Yang terjadi selama ini adalah klaim-mengklaim mengatasnamakan rakyat. Padahal setiap tokoh yang muncul dimedia cetak terkadang tidak dikenal oleh masyarakat yang katanya diwakilinya. Ironisnya lagi, ada anggota legislatif yang berani bersuara bahwa “rakyatnya” menolak bergabung kewilayah tertentu padahal sang legislatif tidak pernah sekalipun terjun langsung dilapangan berdiskusi dengan masyarakat menampung banyaknya aspirasi menerima atau menolak perluasan. Dengan demikian, benarkah penolakan itu karena realitanya masyarakat tidak setuju atau karena sang dewan secara pribadi tidak setuju lalu dengan stempel wakil rakyat muncul kepermukaan atas nama rakyat?
Terjebak dalam eforia perluasan tentu sah-sah saja tetapi cara-cara cerdas dalam mengambil langkah-langkah menyikapinya haruslah diutamakan. Membedakan antara subjek dengan objek haruslah pula dengan nyata dan terang benderang. Menolak perluasan atau setuju perluasan karena sosok tertentu tentulah tidak cerdas. Tetapi penolakan atau persetujuan atas perluasan itu harus berdasarkan argumentasi yang benar-benar berdasarkan perhitungan yang tepat. Apalagi argumen itu terpublikasi dimedia dan dibaca oleh ratusan ribu masyarakat. Tentu argumen yang emosional dan tidak hati-hati secara tidak langsung membodohi ratusan ribu masyarakat demikian pula sebaliknya. Cara-cara cerdas yang terpublikasi menjadi cara lain mencerdaskan masyarakat menyikapi dan menelaah sesuatu.

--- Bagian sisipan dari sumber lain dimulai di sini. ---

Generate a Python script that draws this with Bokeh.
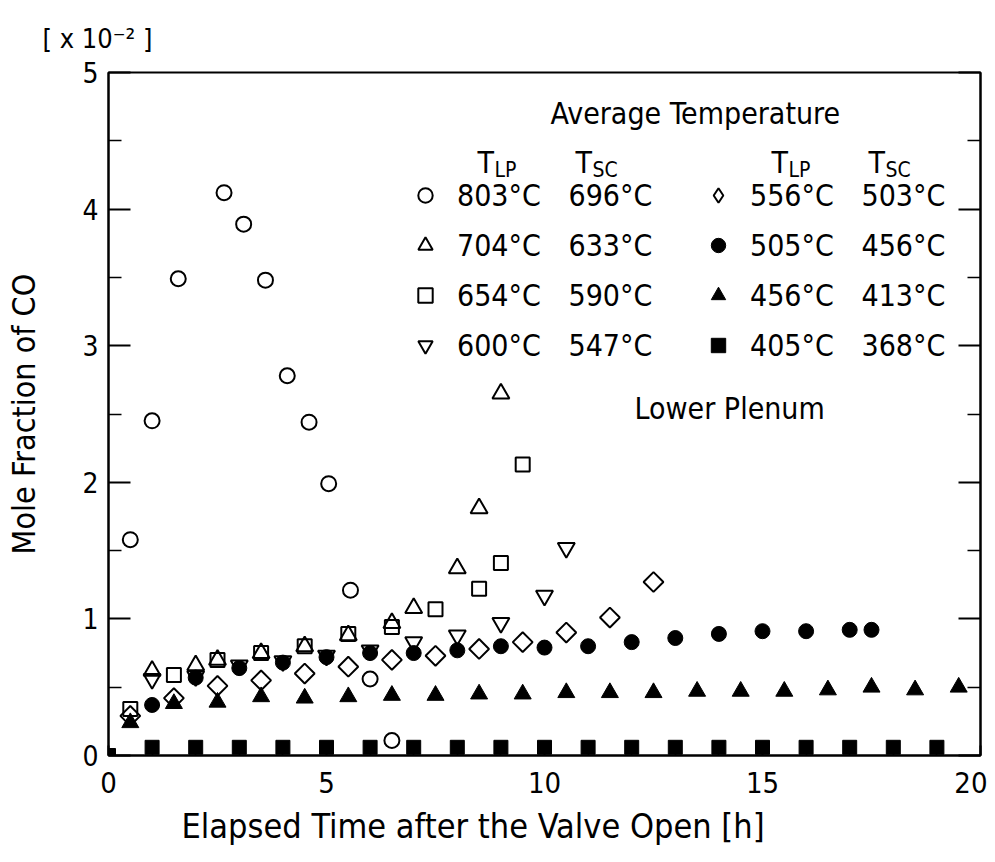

Belakangan ini, pemaksaan kehendak terasa sekali mewarnai setiap statemen yang mucul dimedia massa menyikapi perluasan. Maka, alangkah baiknya setiap orang yang merasa tidak memiliki wewenang, pengetahuan dan argumentasi konstruktif yang bisa dipertanggungjawabkan menahan diri untuk berpendapat. Kasihan rakyat. Mereka telah disibukkan oleh berbagai kasus secara nasional kini kita muncul dimedia bercerita kehendak kita atas nama rakyat. Wallau’alam.